Tuesday, July 27, 2010

Wyoming - Part I

We all spent a couple of days at Paul's parents' house, then Paul and I disappeared for a couple of days on our own. We returned this afternoon for a couple more days here all together before we head back east. Or, rather, to the Midwest.

Wyoming is a state that produces coal, oil, and natural gas. But on our little side trip Paul and I saw large wind farms, a few hydroelectric dams, and some solar panels. It turns out that geothermal is an possibility here, too.

We stayed in Saratoga and drove through the Medicine Bow National Forest, pausing to hike a couple trails. At the end of the Lakes trail I added a little bit of the trek to Medicine Bow Peak in the Snowy Range but Paul made it much farther - probably to the summit itself.

It wasn't the altitude (my lungs, my legs) that did me in. It was more a combination of: the lack of visible path, loose rock to climb over, smooth snow face to cross, knowledge that every foot I climbed up I'd have to climb back down, and a complete lack of conviction for why I should put myself through all that in the first place. Besides, I was equipped for an "easy hike" with running shoes, khaki shorts, and a t-shirt. No water, no climbing gear, no experience.

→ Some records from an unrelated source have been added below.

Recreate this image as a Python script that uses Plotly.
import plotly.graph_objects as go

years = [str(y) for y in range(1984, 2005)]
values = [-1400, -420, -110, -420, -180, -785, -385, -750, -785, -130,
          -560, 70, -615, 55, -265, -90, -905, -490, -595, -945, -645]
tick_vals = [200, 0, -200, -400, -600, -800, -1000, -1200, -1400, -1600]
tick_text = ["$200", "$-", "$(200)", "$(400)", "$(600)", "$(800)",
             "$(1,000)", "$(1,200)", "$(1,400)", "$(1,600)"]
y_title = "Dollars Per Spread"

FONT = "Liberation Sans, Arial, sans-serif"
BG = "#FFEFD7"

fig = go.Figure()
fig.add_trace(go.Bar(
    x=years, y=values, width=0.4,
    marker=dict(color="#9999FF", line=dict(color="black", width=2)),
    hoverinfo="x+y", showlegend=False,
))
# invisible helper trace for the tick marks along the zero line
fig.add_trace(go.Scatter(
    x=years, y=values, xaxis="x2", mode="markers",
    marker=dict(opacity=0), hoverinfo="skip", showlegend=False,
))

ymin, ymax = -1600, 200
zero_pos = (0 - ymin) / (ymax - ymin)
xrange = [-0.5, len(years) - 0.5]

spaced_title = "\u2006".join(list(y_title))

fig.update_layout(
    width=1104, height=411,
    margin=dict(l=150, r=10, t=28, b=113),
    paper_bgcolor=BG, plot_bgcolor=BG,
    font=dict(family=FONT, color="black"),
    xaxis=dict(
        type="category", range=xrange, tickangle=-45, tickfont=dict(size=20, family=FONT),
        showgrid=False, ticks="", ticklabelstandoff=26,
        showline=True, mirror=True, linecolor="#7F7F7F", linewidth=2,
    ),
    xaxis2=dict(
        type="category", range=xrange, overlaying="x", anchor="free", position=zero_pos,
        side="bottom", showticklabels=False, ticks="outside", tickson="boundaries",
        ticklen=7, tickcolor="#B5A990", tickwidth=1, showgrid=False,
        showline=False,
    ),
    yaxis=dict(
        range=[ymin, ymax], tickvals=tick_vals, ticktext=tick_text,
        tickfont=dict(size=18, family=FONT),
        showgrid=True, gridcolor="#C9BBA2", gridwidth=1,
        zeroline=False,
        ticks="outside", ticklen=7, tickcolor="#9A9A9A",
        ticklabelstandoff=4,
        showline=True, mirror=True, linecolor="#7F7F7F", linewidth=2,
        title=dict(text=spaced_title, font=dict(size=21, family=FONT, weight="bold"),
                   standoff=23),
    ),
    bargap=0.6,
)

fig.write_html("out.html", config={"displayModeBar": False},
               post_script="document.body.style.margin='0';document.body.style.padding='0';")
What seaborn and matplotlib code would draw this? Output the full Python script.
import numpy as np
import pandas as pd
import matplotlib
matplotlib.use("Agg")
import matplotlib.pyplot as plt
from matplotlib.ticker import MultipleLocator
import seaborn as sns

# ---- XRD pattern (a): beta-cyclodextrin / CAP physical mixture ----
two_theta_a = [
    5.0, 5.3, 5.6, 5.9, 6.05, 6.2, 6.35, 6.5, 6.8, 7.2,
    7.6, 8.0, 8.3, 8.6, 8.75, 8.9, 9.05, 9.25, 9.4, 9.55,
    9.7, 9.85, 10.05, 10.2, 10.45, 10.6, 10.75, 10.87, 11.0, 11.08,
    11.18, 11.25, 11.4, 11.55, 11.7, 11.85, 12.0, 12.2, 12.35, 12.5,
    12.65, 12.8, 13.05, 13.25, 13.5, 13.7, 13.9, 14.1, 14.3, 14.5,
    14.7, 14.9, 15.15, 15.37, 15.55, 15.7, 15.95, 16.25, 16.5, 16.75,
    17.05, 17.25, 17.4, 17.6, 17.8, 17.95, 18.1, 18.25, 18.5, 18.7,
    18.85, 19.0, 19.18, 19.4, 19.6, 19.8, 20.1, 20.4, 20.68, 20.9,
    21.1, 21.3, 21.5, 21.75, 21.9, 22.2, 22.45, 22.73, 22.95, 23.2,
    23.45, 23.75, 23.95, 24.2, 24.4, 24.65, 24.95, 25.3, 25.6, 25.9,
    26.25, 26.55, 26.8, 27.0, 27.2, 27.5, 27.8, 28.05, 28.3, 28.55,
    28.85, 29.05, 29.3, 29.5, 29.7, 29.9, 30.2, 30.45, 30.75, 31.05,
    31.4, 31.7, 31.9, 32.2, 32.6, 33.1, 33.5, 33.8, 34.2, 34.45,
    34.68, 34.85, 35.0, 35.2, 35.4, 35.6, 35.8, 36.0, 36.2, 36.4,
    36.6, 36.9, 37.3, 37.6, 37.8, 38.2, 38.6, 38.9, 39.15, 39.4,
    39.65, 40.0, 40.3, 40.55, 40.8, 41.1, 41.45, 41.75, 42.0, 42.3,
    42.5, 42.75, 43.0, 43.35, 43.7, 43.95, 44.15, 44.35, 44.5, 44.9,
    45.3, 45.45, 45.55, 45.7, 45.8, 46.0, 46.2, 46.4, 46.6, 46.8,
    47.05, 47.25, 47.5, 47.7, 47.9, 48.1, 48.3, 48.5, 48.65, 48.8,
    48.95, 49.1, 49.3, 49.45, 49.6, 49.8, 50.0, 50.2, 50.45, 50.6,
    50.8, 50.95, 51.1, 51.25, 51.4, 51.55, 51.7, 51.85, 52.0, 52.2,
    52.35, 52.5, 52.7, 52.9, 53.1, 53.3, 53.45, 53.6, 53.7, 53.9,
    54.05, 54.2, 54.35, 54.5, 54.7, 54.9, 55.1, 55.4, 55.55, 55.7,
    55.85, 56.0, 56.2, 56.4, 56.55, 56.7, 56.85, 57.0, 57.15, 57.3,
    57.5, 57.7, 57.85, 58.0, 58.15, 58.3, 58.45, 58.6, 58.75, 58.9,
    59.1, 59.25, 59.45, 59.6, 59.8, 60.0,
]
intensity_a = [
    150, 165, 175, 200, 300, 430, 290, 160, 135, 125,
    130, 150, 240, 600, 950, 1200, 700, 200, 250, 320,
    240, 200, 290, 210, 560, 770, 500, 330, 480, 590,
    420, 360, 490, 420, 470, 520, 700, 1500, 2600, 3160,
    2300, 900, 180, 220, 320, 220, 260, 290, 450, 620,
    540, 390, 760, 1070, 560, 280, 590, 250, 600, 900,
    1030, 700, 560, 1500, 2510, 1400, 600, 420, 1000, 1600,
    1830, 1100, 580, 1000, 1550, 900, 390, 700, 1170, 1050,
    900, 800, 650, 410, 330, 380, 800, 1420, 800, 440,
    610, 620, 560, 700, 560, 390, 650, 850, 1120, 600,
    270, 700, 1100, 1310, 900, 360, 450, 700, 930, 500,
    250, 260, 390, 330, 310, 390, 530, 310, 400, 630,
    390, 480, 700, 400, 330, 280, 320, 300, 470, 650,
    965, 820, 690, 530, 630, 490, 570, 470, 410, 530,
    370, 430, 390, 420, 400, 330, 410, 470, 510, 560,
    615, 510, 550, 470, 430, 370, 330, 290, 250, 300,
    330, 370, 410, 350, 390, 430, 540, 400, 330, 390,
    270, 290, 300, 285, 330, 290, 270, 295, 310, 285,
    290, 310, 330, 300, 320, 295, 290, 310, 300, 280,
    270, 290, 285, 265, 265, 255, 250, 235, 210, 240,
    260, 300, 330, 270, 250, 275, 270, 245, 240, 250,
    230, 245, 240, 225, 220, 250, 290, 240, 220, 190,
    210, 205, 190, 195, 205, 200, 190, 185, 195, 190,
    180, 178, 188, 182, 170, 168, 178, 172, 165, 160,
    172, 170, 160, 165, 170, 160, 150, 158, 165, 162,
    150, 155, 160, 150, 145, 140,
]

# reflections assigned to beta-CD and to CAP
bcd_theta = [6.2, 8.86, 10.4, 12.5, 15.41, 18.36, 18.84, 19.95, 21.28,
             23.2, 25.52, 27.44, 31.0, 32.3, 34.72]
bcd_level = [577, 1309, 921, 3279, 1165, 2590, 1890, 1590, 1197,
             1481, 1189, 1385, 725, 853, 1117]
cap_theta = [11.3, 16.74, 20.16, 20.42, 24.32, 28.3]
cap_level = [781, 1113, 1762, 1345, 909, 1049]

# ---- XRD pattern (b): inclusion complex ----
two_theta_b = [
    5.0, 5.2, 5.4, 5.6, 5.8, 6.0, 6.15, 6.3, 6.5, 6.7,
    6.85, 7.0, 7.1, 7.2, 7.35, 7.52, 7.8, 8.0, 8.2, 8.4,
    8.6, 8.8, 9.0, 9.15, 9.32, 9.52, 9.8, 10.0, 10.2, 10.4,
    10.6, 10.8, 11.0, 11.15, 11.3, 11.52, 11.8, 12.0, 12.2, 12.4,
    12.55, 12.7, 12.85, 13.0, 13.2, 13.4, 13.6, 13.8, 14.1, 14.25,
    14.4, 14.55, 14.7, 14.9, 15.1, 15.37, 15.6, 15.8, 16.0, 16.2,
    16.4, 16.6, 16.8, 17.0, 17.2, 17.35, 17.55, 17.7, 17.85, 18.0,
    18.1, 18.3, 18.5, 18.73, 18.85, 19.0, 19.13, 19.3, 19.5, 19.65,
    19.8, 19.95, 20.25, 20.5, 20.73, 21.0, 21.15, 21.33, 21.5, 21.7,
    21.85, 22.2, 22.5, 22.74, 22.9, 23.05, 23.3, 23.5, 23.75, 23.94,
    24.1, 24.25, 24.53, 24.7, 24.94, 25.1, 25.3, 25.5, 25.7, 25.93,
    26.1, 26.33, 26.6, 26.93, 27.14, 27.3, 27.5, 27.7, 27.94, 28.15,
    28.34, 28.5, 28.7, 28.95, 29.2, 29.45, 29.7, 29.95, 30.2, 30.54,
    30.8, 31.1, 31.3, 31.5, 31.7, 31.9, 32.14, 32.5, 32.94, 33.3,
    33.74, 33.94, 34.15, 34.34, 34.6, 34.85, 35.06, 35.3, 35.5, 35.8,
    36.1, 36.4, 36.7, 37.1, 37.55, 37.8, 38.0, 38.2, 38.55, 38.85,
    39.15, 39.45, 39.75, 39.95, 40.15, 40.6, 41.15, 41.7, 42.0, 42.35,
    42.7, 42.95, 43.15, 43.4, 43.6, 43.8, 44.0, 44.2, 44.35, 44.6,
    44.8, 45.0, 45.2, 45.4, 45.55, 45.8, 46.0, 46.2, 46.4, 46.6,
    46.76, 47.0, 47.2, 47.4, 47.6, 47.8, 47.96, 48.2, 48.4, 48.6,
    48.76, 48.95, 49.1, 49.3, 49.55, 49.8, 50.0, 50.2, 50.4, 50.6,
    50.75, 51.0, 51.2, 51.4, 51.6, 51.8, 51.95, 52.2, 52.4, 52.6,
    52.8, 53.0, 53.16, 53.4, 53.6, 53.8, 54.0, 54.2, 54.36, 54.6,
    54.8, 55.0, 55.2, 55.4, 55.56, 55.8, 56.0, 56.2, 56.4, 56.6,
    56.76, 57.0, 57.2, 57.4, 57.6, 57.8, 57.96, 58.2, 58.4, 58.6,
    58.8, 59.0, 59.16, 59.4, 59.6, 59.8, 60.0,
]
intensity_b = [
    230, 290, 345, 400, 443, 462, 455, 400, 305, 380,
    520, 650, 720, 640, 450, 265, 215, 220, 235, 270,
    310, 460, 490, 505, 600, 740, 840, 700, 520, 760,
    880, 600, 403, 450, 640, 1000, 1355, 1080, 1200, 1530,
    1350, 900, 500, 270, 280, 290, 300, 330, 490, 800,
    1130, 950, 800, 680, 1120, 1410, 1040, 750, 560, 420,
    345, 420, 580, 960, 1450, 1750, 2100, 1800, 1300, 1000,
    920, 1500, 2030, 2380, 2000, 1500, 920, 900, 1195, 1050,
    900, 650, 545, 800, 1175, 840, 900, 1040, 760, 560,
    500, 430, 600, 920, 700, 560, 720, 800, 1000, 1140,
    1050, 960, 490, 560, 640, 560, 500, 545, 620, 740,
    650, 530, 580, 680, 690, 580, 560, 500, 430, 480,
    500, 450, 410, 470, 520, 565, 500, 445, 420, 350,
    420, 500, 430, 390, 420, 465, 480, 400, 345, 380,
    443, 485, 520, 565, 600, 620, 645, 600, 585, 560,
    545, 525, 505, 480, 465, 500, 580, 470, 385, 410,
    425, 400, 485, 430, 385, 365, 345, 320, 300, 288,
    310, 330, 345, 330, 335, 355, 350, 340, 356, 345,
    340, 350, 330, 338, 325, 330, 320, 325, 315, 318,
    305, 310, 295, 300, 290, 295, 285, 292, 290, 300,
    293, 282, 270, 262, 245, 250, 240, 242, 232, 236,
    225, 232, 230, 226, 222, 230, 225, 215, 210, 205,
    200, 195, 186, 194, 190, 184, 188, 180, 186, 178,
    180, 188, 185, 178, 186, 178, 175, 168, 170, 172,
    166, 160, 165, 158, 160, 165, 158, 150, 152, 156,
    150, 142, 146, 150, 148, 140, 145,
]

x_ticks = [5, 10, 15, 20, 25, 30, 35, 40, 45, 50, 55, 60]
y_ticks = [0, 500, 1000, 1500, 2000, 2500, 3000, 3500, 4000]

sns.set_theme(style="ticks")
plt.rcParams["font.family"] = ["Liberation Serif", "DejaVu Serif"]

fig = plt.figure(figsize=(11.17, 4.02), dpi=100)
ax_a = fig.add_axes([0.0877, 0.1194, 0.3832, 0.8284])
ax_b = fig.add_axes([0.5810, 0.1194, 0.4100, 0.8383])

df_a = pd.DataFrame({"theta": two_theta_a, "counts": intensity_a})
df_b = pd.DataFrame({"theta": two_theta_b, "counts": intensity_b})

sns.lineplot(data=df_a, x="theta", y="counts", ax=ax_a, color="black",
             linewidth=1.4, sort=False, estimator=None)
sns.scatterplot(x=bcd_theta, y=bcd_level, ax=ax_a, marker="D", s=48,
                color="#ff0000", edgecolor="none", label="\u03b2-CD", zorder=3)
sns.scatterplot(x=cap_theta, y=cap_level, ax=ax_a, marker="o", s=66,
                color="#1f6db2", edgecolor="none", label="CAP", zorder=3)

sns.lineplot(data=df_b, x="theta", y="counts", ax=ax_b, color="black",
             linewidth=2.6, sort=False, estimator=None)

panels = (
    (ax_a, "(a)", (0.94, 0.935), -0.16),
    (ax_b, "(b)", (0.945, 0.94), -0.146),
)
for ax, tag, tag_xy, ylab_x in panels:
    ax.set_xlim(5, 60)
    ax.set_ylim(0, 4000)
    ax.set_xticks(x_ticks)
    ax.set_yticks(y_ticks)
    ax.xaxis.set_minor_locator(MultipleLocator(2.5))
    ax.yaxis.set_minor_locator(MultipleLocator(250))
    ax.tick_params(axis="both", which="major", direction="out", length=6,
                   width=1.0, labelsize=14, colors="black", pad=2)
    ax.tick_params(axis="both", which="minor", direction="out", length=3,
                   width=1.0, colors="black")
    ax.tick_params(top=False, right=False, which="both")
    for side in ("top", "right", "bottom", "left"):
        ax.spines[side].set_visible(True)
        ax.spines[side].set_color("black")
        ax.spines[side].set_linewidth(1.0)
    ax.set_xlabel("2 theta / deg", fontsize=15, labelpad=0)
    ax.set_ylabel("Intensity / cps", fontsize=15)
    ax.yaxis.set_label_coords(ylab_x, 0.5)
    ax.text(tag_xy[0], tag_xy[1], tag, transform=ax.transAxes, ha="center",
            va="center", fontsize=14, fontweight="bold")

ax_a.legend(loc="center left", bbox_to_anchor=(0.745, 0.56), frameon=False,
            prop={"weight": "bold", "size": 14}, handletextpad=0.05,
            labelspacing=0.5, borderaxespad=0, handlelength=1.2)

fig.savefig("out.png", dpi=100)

Where I stood on top of a boulder over-looking a series of crystal clear lakes stair-stepping down in altitude below me, the view was incredible. I was content.

Soaking my feet in the hot springs later that night soothed both my physical reminders of the hike and my emotional distress over a day of sliding around hairpin turns up and down mountains on a single track dirt road. As the passenger.

Wyoming Highway 130, a paved "Scenic Byway," crosses Medicine Bow National Forest but is only open from late spring or early summer until October. Sometimes the road opens for the season in JULY. We saw lots of snow along the road in addition to at higher reaches on our hike but were quite comfortable in our summer attire. All road markers, signs, and reflectors were topped by tall sticks to mark the way for snow plows.

On our way back through the forest we decided to take a less well-traveled dirt road. We made it safely, and that's about enough said about the trip. More later.

Note: I'm in the first photo and took the second. (Look for my blue shirt.) Paul took the first photo about halfway back to the car park along the Lakes trail. I took the second photo after scrambling back down from Medicine Bow Summit, in the pass between Medicine Bow and SugarLoaf peaks.


RobMonroe said...

Wow! Jut, wow! Very cool, for both of you!

Sarahlynn said...

We had a blast, and it was definitely not a trek we could have made with the kids!